Manuscript: “In 1967”
Commentary by Mary Flinn, Senior Editor
In the summer of 1996, following Larry Levis’s death in May of that year, Amy Tudor, Gregory Donovan, and I took on the task of sorting through his papers and his computer files to try to determine the finished versions of the poems that seemed to be a part of the “all-but-completed manuscript” that Levis had described in a letter to Philip Levine. We were charged with gathering those poems and sending them to Levine, who, with the assistance of Levis’s friend David St. John and another of Levis’s teachers, Peter Everwine, would determine the shape of the manuscript that became Elegy.
Shortly after we began our task, Donovan, who had corralled and sorted all of the typewritten material into numerous folders and binders and downloaded and printed the material saved on computers and on various discs, left to teach in the VCU summer program in Glasgow, Scotland. He had made some preliminary notes on where the poems were stored or found, and also noted, when possible, the dates of last editing indicated by the computer files. Tudor and I were left to try to sort through the various papers, group the drafts into stacks of what we believed to be the order of composition, and determine the “final” shape of each of the poems.
These manuscript variations of “In 1967” illustrate several of the issues we faced that affected our decisions and choices in making a final determination. With this poem, we particularly relied on our memory of a reading Levis gave at an opening event at Richmond’s 1708 Gallery in October of 1995.
The main issues that seemed to worry Levis in the poem as we found it, centered primarily on the configuration of the last ten lines.

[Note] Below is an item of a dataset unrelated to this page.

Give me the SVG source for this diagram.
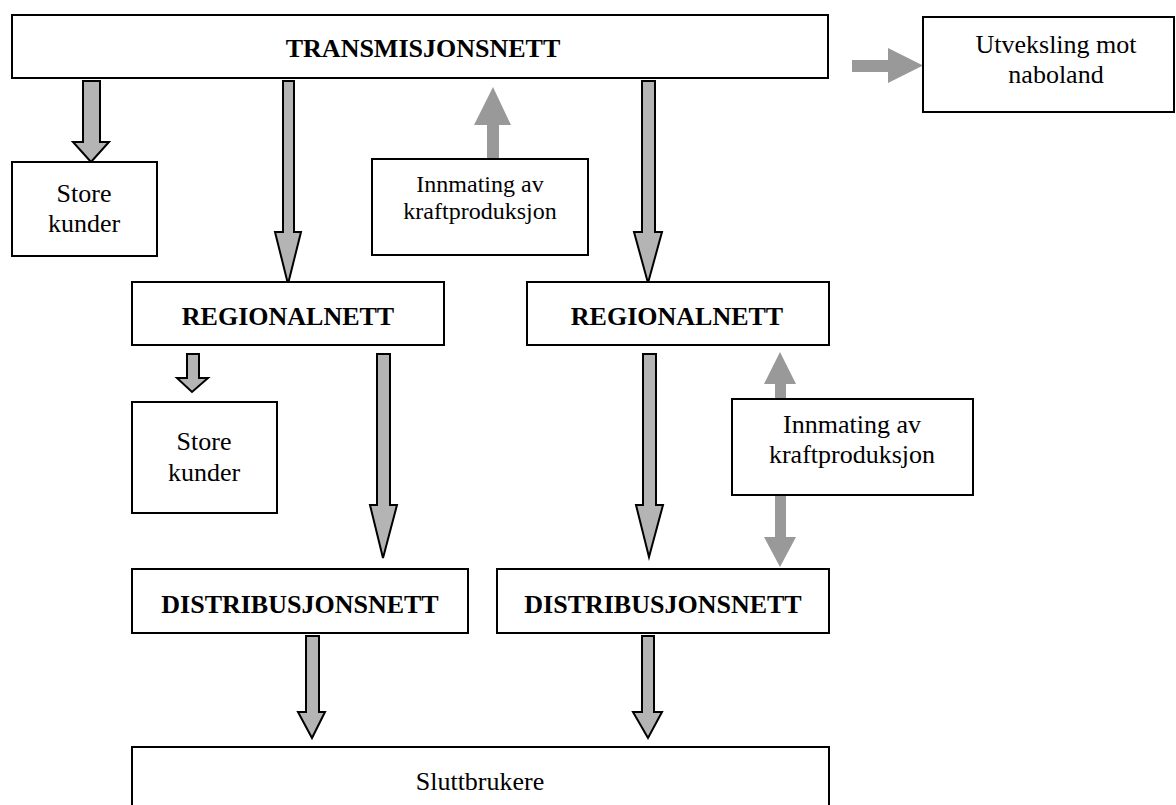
<svg xmlns="http://www.w3.org/2000/svg" width="1176" height="805" viewBox="0 0 1176 805">
<style>
.box{fill:#fff;stroke:#000;stroke-width:2}
.t{font-family:"Liberation Serif","Times New Roman",serif;font-size:26px;fill:#000;text-anchor:middle}
.b{font-weight:bold}
.s{font-size:24px}
.oa{fill:#b4b4b4;stroke:#000;stroke-width:2;stroke-linejoin:miter}
.ga{fill:#999;stroke:none}
</style>
<rect width="1176" height="805" fill="#fff"/>
<g id="connectors">
<polygon class="oa" points="83,81 100,81 100,142 109,142 91,162 73,142 83,142"/>
<polygon class="oa" points="283,81 294,81 294,232 301,232 288,284 275,232 283,232"/>
<polygon class="oa" points="642,81 655,81 655,232 662,232 648,283 634,232 642,232"/>
<polygon class="oa" points="187,354 199,354 199,378 208,378 192,392 177,378 187,378"/>
<polygon class="oa" points="377,354 390,354 390,505 397,505 383,558 370,505 377,505"/>
<polygon class="oa" points="643,354 656,354 656,505 663,505 649,557 636,505 643,505"/>
<polygon class="oa" points="306,636 319,636 319,712 325,712 312,738 298,712 306,712"/>
<polygon class="oa" points="642,636 654,636 654,712 662,712 648,738 633,712 642,712"/>
<polygon class="ga" points="487,159 499,159 499,125 511,125 493,87 474,125 487,125"/>
<polygon class="ga" points="852,60 888,60 888,48 923,65.5 888,83 888,72 852,72"/>
<polygon class="ga" points="775,399 786,399 786,384 796,384 780,352 764,384 775,384"/>
<polygon class="ga" points="775,495 786,495 786,537 796,537 780,567 764,537 775,537"/>
</g>
<g id="transmisjonsnett">
<rect class="box" x="12" y="15" width="816" height="63"/>
<text class="t b" x="423" y="57">TRANSMISJONSNETT</text>
</g>
<g id="utveksling">
<rect class="box" x="923" y="17" width="251" height="95"/>
<text class="t" x="1056" y="53">Utveksling mot</text>
<text class="t" x="1056" y="83">naboland</text>
</g>
<g id="store-kunder-1">
<rect class="box" x="12" y="162" width="145" height="94"/>
<text class="t" x="84" y="202">Store</text>
<text class="t" x="84" y="232">kunder</text>
</g>
<g id="innmating-1">
<rect class="box" x="372" y="159" width="216" height="96"/>
<text class="t s" x="480" y="192">Innmating av</text>
<text class="t s" x="480" y="219">kraftproduksjon</text>
</g>
<g id="regionalnett-1">
<rect class="box" x="132" y="282" width="312" height="63"/>
<text class="t b" x="288" y="325">REGIONALNETT</text>
</g>
<g id="regionalnett-2">
<rect class="box" x="527" y="282" width="302" height="63"/>
<text class="t b" x="677" y="325">REGIONALNETT</text>
</g>
<g id="store-kunder-2">
<rect class="box" x="132" y="402" width="145" height="111"/>
<text class="t" x="204" y="450">Store</text>
<text class="t" x="204" y="481">kunder</text>
</g>
<g id="innmating-2">
<rect class="box" x="732" y="399" width="241" height="96"/>
<text class="t" x="852" y="433">Innmating av</text>
<text class="t" x="852" y="463">kraftproduksjon</text>
</g>
<g id="distribusjonsnett-1">
<rect class="box" x="132" y="569" width="336" height="64"/>
<text class="t b" x="300" y="613">DISTRIBUSJONSNETT</text>
</g>
<g id="distribusjonsnett-2">
<rect class="box" x="497" y="569" width="332" height="64"/>
<text class="t b" x="663" y="613">DISTRIBUSJONSNETT</text>
</g>
<g id="sluttbrukere">
<rect class="box" x="132" y="747" width="697" height="70"/>
<text class="t" x="480" y="790">Sluttbrukere</text>
</g>
</svg>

The first image presented here, which is taken from a xerox of the material sent to Levine, includes the Post-it note that describes our determination that this variation was the “finished” poem. Tudor remembered Levis reading the poem several times in this incarnation, and the paper on which the poem was printed was folded in such a way that it would have fit into Levis’s coat pocket, which is where we remembered him carrying the poem in October.
This next draft shows a third stanza division and rereferences the Summer of Love to end the poem—an ending that might just be slightly too neat.
The next version reproduced shows a variation that nearly conforms to the published poem, but with significant, alternative lines at the end of the second stanza. Also, the phrase “less & less” appears in the middle of the line rather than serving as the line’s anchor as it was subsequently published. The moving of the phrase seems to allow the slow sibilants to release the air from the deflating summer and turn the poem toward its denouement.
Additionally, the ending of this draft focuses the reader’s attention back to the poem’s speaker, thus imposing a limit of the personal on the poem’s world, which provides an ending that might be too convenient.
These final lines almost seem thrown off, and Levis’s voice dropped when he read them. They appear to be an afterthought that doesn’t entirely provide an ending but rather a stopping point. This exhalation illustrates the passing years the speaker mentions. These lines effectively reflect the ebbing of energy in the late ’60s and the exhausted indifference resulting from nearly a decade of war.